Il l’est à tirage en effet très limité en juillet 1928 (31 exemplaires), comme Gide l’avait fait en 1911 (12 exemplaires) et 1920 (21 exemplaires) pour Corydon, cette petite suite de quatre dialogues entre un jeune médecin homosexuel et un de ses amis, sur le sujet de la pédérastie.
Gide publie Corydon au grand jour en 1924, sous son nom, pour « gêner » (« Je ne veux pas apitoyer avec ce livre, je veux GÊNER », écrivait-il en 1918). Cocteau aussi veut gêner, en faisant entendre une plainte : « J’ai toujours aimé le sexe fort que je trouve légitime d’appeler le beau sexe. Mes malheurs sont venus d’une société qui condamne le rare comme un crime et nous oblige à réformer nos penchants. » Mais en 1928, il applique encore la maxime célèbre du Coq et l’Arlequin (venue de Péguy) : « Le tact dans l’audace, c’est de savoir jusqu’où on peut aller trop loin. » Il écrit par exemple à Jacques Maritain, qui s’oppose à la publication : « Je vous confesse que ma première intention était de tâter le terrain et de publier le livre presque publiquement après une certaine période et que ma prochaine pièce traitait ce sujet scabreux.
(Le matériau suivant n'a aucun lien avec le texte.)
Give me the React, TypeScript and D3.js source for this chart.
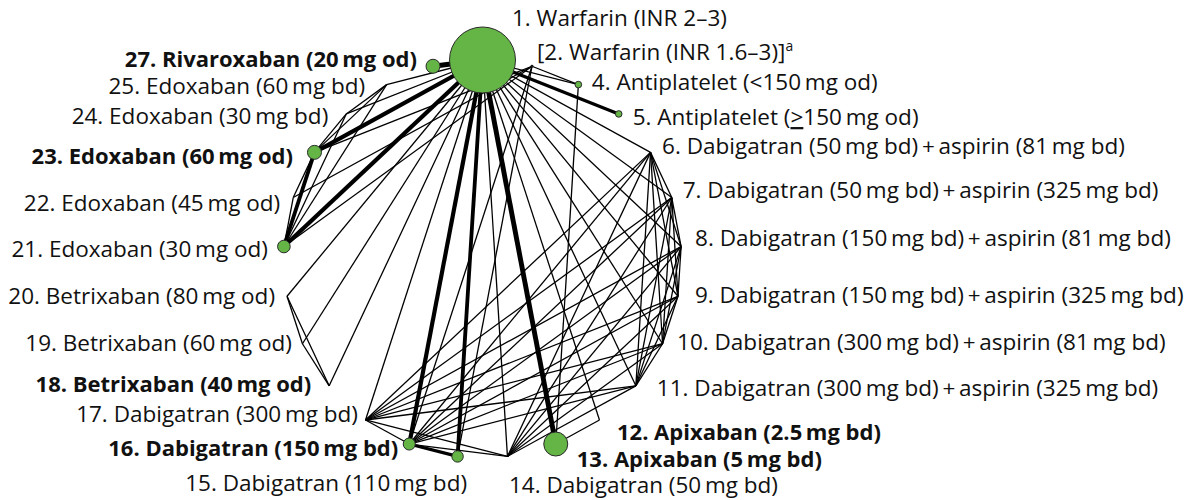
import React, { useRef, useEffect } from 'react';
import * as d3 from 'd3';

// treatments, in the order they sit round the circle (clockwise from the top)
const nodeIds = [1, 2, 4, 5, 6, 7, 8, 9, 10, 11, 12, 13, 14, 15, 16, 17, 18, 19, 20, 21, 22, 23, 24, 25, 27];
const nodeNames = [
  '1. Warfarin (INR 2–3)',
  '[2. Warfarin (INR 1.6–3)]',
  '4. Antiplatelet (<150\u2009mg od)',
  '5. Antiplatelet (≥150\u2009mg od)',
  '6. Dabigatran (50\u2009mg bd)\u2009+\u2009aspirin (81\u2009mg bd)',
  '7. Dabigatran (50\u2009mg bd)\u2009+\u2009aspirin (325\u2009mg bd)',
  '8. Dabigatran (150\u2009mg bd)\u2009+\u2009aspirin (81\u2009mg bd)',
  '9. Dabigatran (150\u2009mg bd)\u2009+\u2009aspirin (325\u2009mg bd)',
  '10. Dabigatran (300\u2009mg bd)\u2009+\u2009aspirin (81\u2009mg bd)',
  '11. Dabigatran (300\u2009mg bd)\u2009+\u2009aspirin (325\u2009mg bd)',
  '12. Apixaban (2.5\u2009mg bd)',
  '13. Apixaban (5\u2009mg bd)',
  '14. Dabigatran (50\u2009mg bd)',
  '15. Dabigatran (110\u2009mg bd)',
  '16. Dabigatran (150\u2009mg bd)',
  '17. Dabigatran (300\u2009mg bd)',
  '18. Betrixaban (40\u2009mg od)',
  '19. Betrixaban (60\u2009mg od)',
  '20. Betrixaban (80\u2009mg od)',
  '21. Edoxaban (30\u2009mg od)',
  '22. Edoxaban (45\u2009mg od)',
  '23. Edoxaban (60\u2009mg od)',
  '24. Edoxaban (30\u2009mg bd)',
  '25. Edoxaban (60\u2009mg bd)',
  '27. Rivaroxaban (20\u2009mg od)',
];
// relative amount of evidence per node (drives circle area)
const nodeSizes = [30, 0.06, 0.3, 0.3, 0, 0, 0, 0, 0, 0, 0, 3.97, 0, 0.9, 1.0, 0, 0, 0, 0, 1.1, 0, 1.35, 0, 0, 1.35];
const licensedIds = [12, 13, 16, 18, 23, 27];
const footnoteIds = [2];

// arms of the trials (each trial links all its arms)
const trialArms = [
  [1, 6, 7, 8, 9, 10, 11, 14, 16, 17],
  [1, 18, 19, 20],
  [1, 21, 23, 24, 25],
  [2, 21, 22, 23],
  [1, 21, 23],
  [1, 12, 13],
  [1, 15, 16],
  [2, 15, 16],
  [4, 13],
  [1, 27],
  [1, 4],
  [1, 5],
  [2, 4],
];
// comparisons with more evidence (thicker lines)
const heavyFrom = [1, 1, 1, 1, 21, 1, 1, 1, 15];
const heavyTo = [13, 27, 23, 21, 23, 16, 15, 5, 16];
const heavyWeight = [5, 5, 4.3, 4.3, 3.8, 4.2, 3.8, 3.2, 3.2];

// label placement: [anchor, dx, dy] from the node
const labelPos = {
  1: ['start', 29.5, -42], 2: ['start', 5, -14], 4: ['start', 13.5, -2.5], 5: ['start', 14, 3],
  6: ['start', 11.5, -6], 7: ['start', 11, -8], 8: ['start', 14, -8.5], 9: ['start', 17, -1.5],
  10: ['start', 14.5, -1.5], 11: ['start', 21, 2], 12: ['start', 17.5, 11.5], 13: ['start', 21, 14.5],
  14: ['start', 1.5, 28], 15: ['end', 9.5, 26.5], 16: ['end', -11, 4], 17: ['end', -7.5, -6],
  18: ['end', -18, -2], 19: ['end', -10.5, -0.5], 20: ['end', -12, 0], 21: ['end', -16, 2.5],
  22: ['end', -13, 5.5], 23: ['end', -21.5, 4], 24: ['end', -18, 2], 25: ['end', -21.5, 1.5],
  27: ['end', -16, -7],
};

const W = 1198;
const H = 500;
const FONT = 22.5;
const FONT_BOLD = 22;

const App = () => {
  const svgRef = useRef(null);

  useEffect(() => {
    const svg = d3.select(svgRef.current);
    svg.selectAll('*').remove();

    const cx = 482.5, cy = 259, R = 199;
    const angle = d3.scaleLinear().domain([0, nodeIds.length]).range([-Math.PI / 2, 1.5 * Math.PI]);
    const radius = d3.scaleSqrt().domain([0, d3.max(nodeSizes)]).range([0, 33]);
    const width = d3.scaleLinear().domain([1, 5]).range([1.3, 4.9]);

    const nodes = nodeIds.map((id, i) => ({
      id,
      name: nodeNames[i],
      r: radius(nodeSizes[i]),
      x: cx + R * Math.cos(angle(i)),
      y: cy + R * Math.sin(angle(i)),
    }));
    const byId = new Map(nodes.map(n => [n.id, n]));

    // unique comparisons
    const edgeMap = new Map();
    trialArms.forEach(arms => {
      for (let a = 0; a < arms.length; a++) {
        for (let b = a + 1; b < arms.length; b++) {
          const k = `${Math.min(arms[a], arms[b])}-${Math.max(arms[a], arms[b])}`;
          if (!edgeMap.has(k)) edgeMap.set(k, { s: arms[a], t: arms[b], w: 1 });
        }
      }
    });
    heavyFrom.forEach((f, i) => {
      const k = `${Math.min(f, heavyTo[i])}-${Math.max(f, heavyTo[i])}`;
      edgeMap.set(k, { s: f, t: heavyTo[i], w: heavyWeight[i] });
    });
    const edges = Array.from(edgeMap.values()).sort((a, b) => a.w - b.w);

    svg.append('rect').attr('width', W).attr('height', H).attr('fill', '#fff');

    svg.append('g')
      .selectAll('line')
      .data(edges)
      .enter()
      .append('line')
      .attr('x1', d => byId.get(d.s).x)
      .attr('y1', d => byId.get(d.s).y)
      .attr('x2', d => byId.get(d.t).x)
      .attr('y2', d => byId.get(d.t).y)
      .attr('stroke', '#000')
      .attr('stroke-width', d => width(d.w));

    svg.append('g')
      .selectAll('circle')
      .data(nodes.filter(n => n.r > 0))
      .enter()
      .append('circle')
      .attr('cx', d => d.x)
      .attr('cy', d => d.y)
      .attr('r', d => d.r)
      .attr('fill', d => (d.r < 2 ? '#1a1a1a' : '#64b446'))
      .attr('stroke', '#2a2a2a')
      .attr('stroke-width', d => (d.r < 2 ? 0 : 1));

    const labels = svg.append('g')
      .style('font-family', '"Open Sans", "Noto Sans", sans-serif')
      .attr('fill', '#111');

    nodes.forEach(n => {
      const [anchor, dx, dy] = labelPos[n.id];
      const bold = licensedIds.includes(n.id);
      const t = labels.append('text')
        .attr('x', n.x + dx)
        .attr('y', n.y + dy + FONT * 0.36)
        .attr('text-anchor', anchor)
        .style('font-size', `${bold ? FONT_BOLD : FONT}px`)
        .attr('font-weight', bold ? 700 : 400);
      if (n.name.includes('≥')) {
        const [pre, post] = n.name.split('≥');
        t.append('tspan').text(pre);
        t.append('tspan').style('text-decoration', 'underline').text('>');
        t.append('tspan').text(post);
      } else {
        t.append('tspan').text(n.name);
      }
      if (footnoteIds.includes(n.id)) {
        t.append('tspan')
          .attr('font-size', FONT * 0.62)
          .attr('dy', -FONT * 0.4)
          .text('a');
      }
    });
  }, []);

  return (
    <svg
      ref={svgRef}
      width={W}
      height={H}
      style={{ position: 'absolute', left: 0, top: 0 }}
    />
  );
};

export default App;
Si vous acceptez que cette publication inévitable et secrète se poursuivre, je vous donne ma parole d’honneur que jamais le livre ne sera publié dans la suite et je renonce à ma pièce » (lettre du 18 juin).
En 1930, le pas de l’édition « presque publique » est sauté, avec cette formule originale d’une édition sans nom d’auteur accompagnée d’une préface et de dessins signés, tirée à 450 exemplaires. « Une censure désarme un Proust, un Gide, un Radiguet, un Desbordes. Pensez-y. » (Jean Cocteau, Opium, 1930).